WASHINGTON ― After responsible stewardship of the nuclear arsenal, perhaps the most import role an American president sets is setting a tone that guides how millions of people will act.
In the aftermath of the election of Donald Trump, acts of violence and intimidation against the groups that he singled out during the campaign have been reported across the country, and are being tracked by the Southern Poverty Law Center.
Ethiopian immigrant Yemaj Adem, for instance, was attacked in Grand Rapids on Nov. 12 by a man in his cab who started punching him and shouting, “Trump! Trump! Trump!”
The man was arrested, but he continued making racist comments about Adem in the back of the police car. “When I heard that Trump word, I knew this was something different,” Adem said, according to an article on the incident in the local Michigan press.
“I understand there’s a few people that have been brainwashed with hate speech,” he said. “And I’m not labeling everyone like this guy, but there are some out there.”
In an interview with “60 Minutes” after the election, Trump was asked about the surge in hate crimes. “I am so saddened to hear that,” he told CBS journalist Lesley Stahl. “And I say, ‘Stop it.’ If it ― if it helps, I will say this, and I will say right to the cameras: ‘Stop it.’”
The admonition was applauded, though some said it felt a bit like like Trump sounded as if he were chastising unruly children rather than condemning serious acts of violence.
Either way, the attacks have not stopped. Now, nearly two weeks after the election, The Southern Poverty Law Center, the American Federation of Teachers and The Huffington Post are joining together to create a petition calling on Trump to make stopping the violence one of his highest priorities.
“We ask that you keep your promise by loudly, forcefully, unequivocally and consistently denouncing these acts and the ideology that drives them,” the petition states.“We ask you to use your position, your considerable platform and even your tweets to send a clear message that hate has no place in our public discourse, in our public policy or in our society.”
When it comes to Trump, whatever one may think of him, at least two things are clear: He wants to go down in history as a great, or perhaps the greatest, president ever, and he cares very deeply what people think about him and how he is performing.
In some ways, Trump may be more likely to be influenced by mass petitions and shifts in public opinion than presidents before him, who were grounded more firmly in their politics by partisan leanings or ideology. For the president-elect, though, there is only Trump, and greatness. If he can be persuaded that the regular acts of violence carried out by his supporters in his name ― quite literally in his name, as in cases like Adem’s attacker ― then he may decide that tamping them down is something he needs to do. If so, lives could be saved.

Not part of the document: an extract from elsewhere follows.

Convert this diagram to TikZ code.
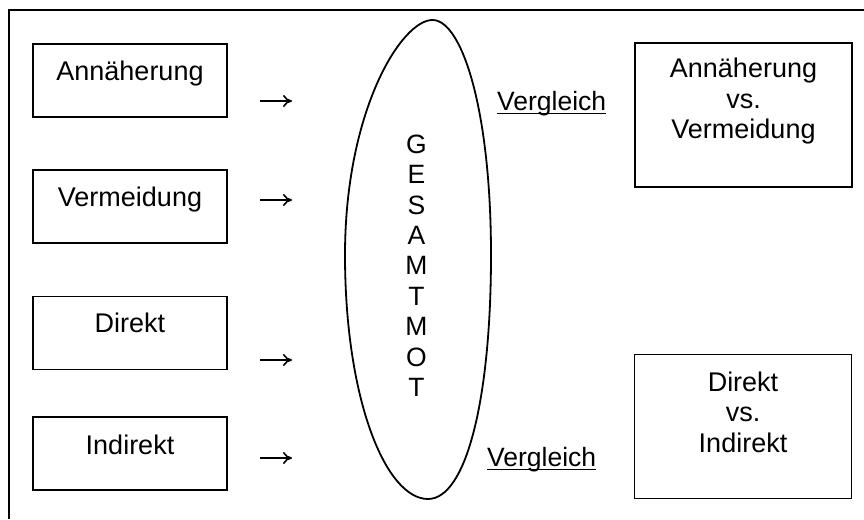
\documentclass[tikz,border=0pt]{standalone}
\usepackage{fontspec}
\setmainfont{Liberation Sans}
\usetikzlibrary{arrows.meta}
\tikzset{
  box/.style={draw=black, line width=1.6pt, minimum width=194pt, minimum height=73pt, inner sep=0pt},
  bigbox/.style={draw=black, line width=1.6pt, minimum width=217pt, minimum height=144pt, inner sep=0pt},
  lbl/.style={inner sep=0pt, anchor=north, align=center, font=\fontsize{27}{30.5}\selectfont},
  vgl/.style={inner sep=0pt, anchor=base west, font=\fontsize{26.5}{30.5}\selectfont},
  arr/.style={line width=1.6pt, -{Computer Modern Rightarrow[length=9pt,width=12pt]}},
  frame/.style={line width=2pt},
  ell/.style={line width=1.8pt}
}
\begin{document}
\begin{tikzpicture}[x=1pt,y=-1pt]
\useasboundingbox (0,0) rectangle (864,519);
% frame (top and left edges)
\coordinate (fTL) at (9,10);
\coordinate (fTR) at (864,10);
\coordinate (fBL) at (9,519);
\draw[frame] (fTR) -- (fTL) -- (fBL);

% left boxes
\node[box] (b1) at (130,80.5) {};
\node[box] (b2) at (130,206.5) {};
\node[box] (b3) at (130,333) {};
\node[box] (b4) at (130,453.5) {};
\node[lbl] (t1) at ([yshift=-18pt]b1.north) {Annäherung};
\node[lbl] (t2) at ([yshift=-18pt]b2.north) {Vermeidung};
\node[lbl] (t3) at ([yshift=-17pt]b3.north) {Direkt};
\node[lbl] (t4) at ([yshift=-19pt]b4.north) {Indirekt};

% arrows
\coordinate (a1s) at (260,101); \coordinate (a1e) at (292,101);
\coordinate (a2s) at (260,200); \coordinate (a2e) at (292,200);
\coordinate (a3s) at (260,360); \coordinate (a3e) at (292,360);
\coordinate (a4s) at (260,458); \coordinate (a4e) at (292,458);
\draw[arr] (a1s) -- (a1e);
\draw[arr] (a2s) -- (a2e);
\draw[arr] (a3s) -- (a3e);
\draw[arr] (a4s) -- (a4e);

% ellipse
\coordinate (eT) at (433,20);
\coordinate (eR) at (491,255);
\coordinate (eB) at (428,499);
\coordinate (eL) at (345,255);
\draw[ell] (eT) .. controls (462,21) and (491,110) .. (eR)
           .. controls (491,400) and (466,499) .. (eB)
           .. controls (386,499) and (345,400) .. (eL)
           .. controls (345,110) and (402,19) .. (eT) -- cycle;
\node[inner sep=0pt, align=center, font=\fontsize{26.5}{30.4}\selectfont] (gm) at (416.5,265.7)
 {G\\E\\S\\A\\M\\T\\M\\O\\T};

% comparison labels
\node[vgl] (v1) at (497,110) {Vergleich};
\node[vgl] (v2) at (487,466) {Vergleich};
\draw[line width=1.4pt] ([yshift=-3.5pt]v1.base west) -- ([yshift=-3.5pt]v1.base east);
\draw[line width=1.4pt] ([yshift=-3.5pt]v2.base west) -- ([yshift=-3.5pt]v2.base east);

% right boxes
\node[bigbox] (r1) at (743.5,115) {};
\node[bigbox] (r2) at (743,426.5) {};
\node[lbl] (rt1) at ([yshift=-16pt]r1.north) {Annäherung\\vs.\\Vermeidung};
\node[lbl] (rt2) at ([yshift=-18pt]r2.north) {Direkt\\vs.\\Indirekt};
\end{tikzpicture}
\end{document}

To: President-elect Donald Trump
On Nov. 8, you were elected president of the United States. As many have reiterated, regardless of which candidate any of us supported, you now have an obligation to represent ALL Americans. In your victory speech, you urged Americans to come together as one united people to take on the challenges before us.
Throughout American history, we have found opportunities to overcome our differences and work together for the common good; it is one of the defining characteristics of our nation’s greatness.
In the months leading up to your election, your campaign rhetoric found an audience with those who would use our differences to divide us. Throughout the campaign, you and your supporters directed hateful language at people based on what we look like, where our families come from, who we love, how we worship, our abilities, our gender, and other factors that make up our identity and expression in the world.
In the days since your election, we have seen people—seemingly emboldened by your victory—committing harassment, vandalism, property destruction and even assault based on those differences. Many of these acts have been carried out in your name. Though you may not condone this behavior, your silence gives tacit permission to those who perform these acts.
We are especially troubled by incidents taking place in schools and on college campuses—places where we do everything we can to ensure our children are safe and nurtured, and have the opportunity to grow and learn free of intimidation and hatred. But now we are hearing reports of children chanting “build the wall” at classmates, Muslim students and educators harassed for their clothing, male students intimidating their female classmates and swastikas painted on classroom doors.
Millions of your supporters would never participate in these actions, but your campaign rhetoric has created an environment that enables and encourages those who want to harm others. While you spoke against bullying, intimidation and hate crimes in your “60 Minutes” interview, the appointment of “alt-right” hero Steve Bannon as your chief strategist—which has been cheered by the Ku Klux Klan, the American Renaissance and other white supremacist groups—sends the exact opposite message.
The presidency is about many things. Chiefly, it is about setting an example through your leadership. You have said that you will be the president for all Americans, Mr. Trump. We ask that you keep your promise by loudly, forcefully, unequivocally and consistently denouncing these acts and the ideology that drives them. We ask you to use your position, your considerable platform and even your tweets to send a clear message that hate has no place in our public discourse, in our public policy or in our society.